OpenAI Unveils GPT-Rosalind: New AI for Life Sciences Research

Drug discovery is one of the most expensive and time-consuming endeavors in human history. It takes roughly 10 to 15 years to go from target discovery to regulatory approval for a new drug in the United States. Most of that time is spent not in breakthrough moments, but in painstaking analytical work — sifting through mountains of literature, designing reagents, and interpreting complex biological data. OpenAI believes AI can help compress those timelines, and today it introduced its most specialized model yet to prove it: GPT-Rosalind, the first in a new Life Sciences series.

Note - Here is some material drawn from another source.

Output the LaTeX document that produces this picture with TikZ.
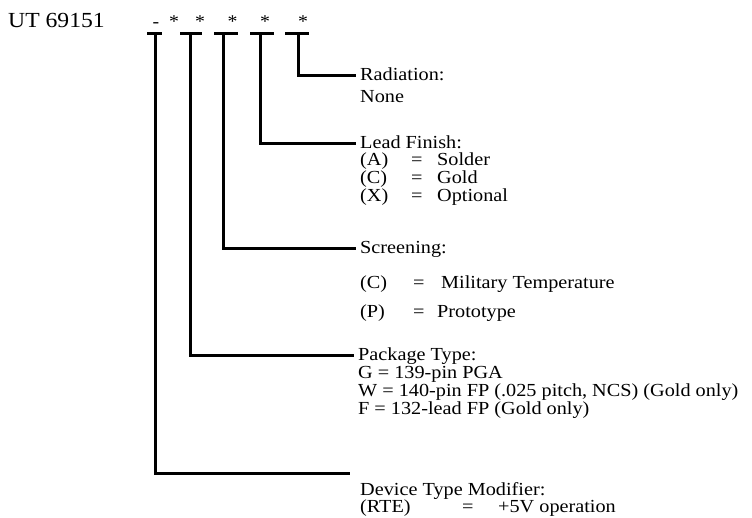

GPT-Rosalind delivers stronger foundational reasoning in fields like biochemistry and genomics. Unlike general-purpose language models that are trained broadly across all domains, GPT-Rosalind is fine-tuned specifically for the deep analytical demands of biological research. The model is not intended to replace scientists, but rather to help them move faster through some of the most time-intensive and analytically demanding stages of the scientific process.

The model aids in understanding what “scientific reasoning” looks like in biology. For instance, a researcher working on a new gene therapy might need to survey hundreds of recent papers, identify patterns in protein structures, design a cloning protocol, and predict how a particular RNA sequence will behave in a cell. Each of these steps has traditionally required different tools, different experts, and significant time. GPT-Rosalind is positioned as a tool to assist with the complex, multi-step workflows inherent to scientific discovery.

In practice, this means the model can query specialized databases, parse recent scientific literature, interact with computational tools, and suggest new experimental pathways — all within the same interface. OpenAI is also launching a Life Sciences research plugin for Codex that connects models to over 50 scientific tools and data sources, giving researchers programmatic access to biological databases and computational pipelines through a familiar developer interface.

The model has already been evaluated in a real-world research setting, in partnership with Dyno Therapeutics, where it was tested on RNA sequence-to-function prediction using unpublished sequences. The results showed that the model significantly outperformed human experts in prediction tasks, which is a remarkable achievement for any AI system operating on novel biological data.

GPT-Rosalind is accessible within ChatGPT, Codex, and OpenAI’s API, but access is gated through a trusted-access program for qualified enterprise customers in the United States. OpenAI has implemented technical safeguards, including systems to flag potentially dangerous activity. Access is reserved for organizations working on improving human health outcomes and conducting legitimate life sciences research.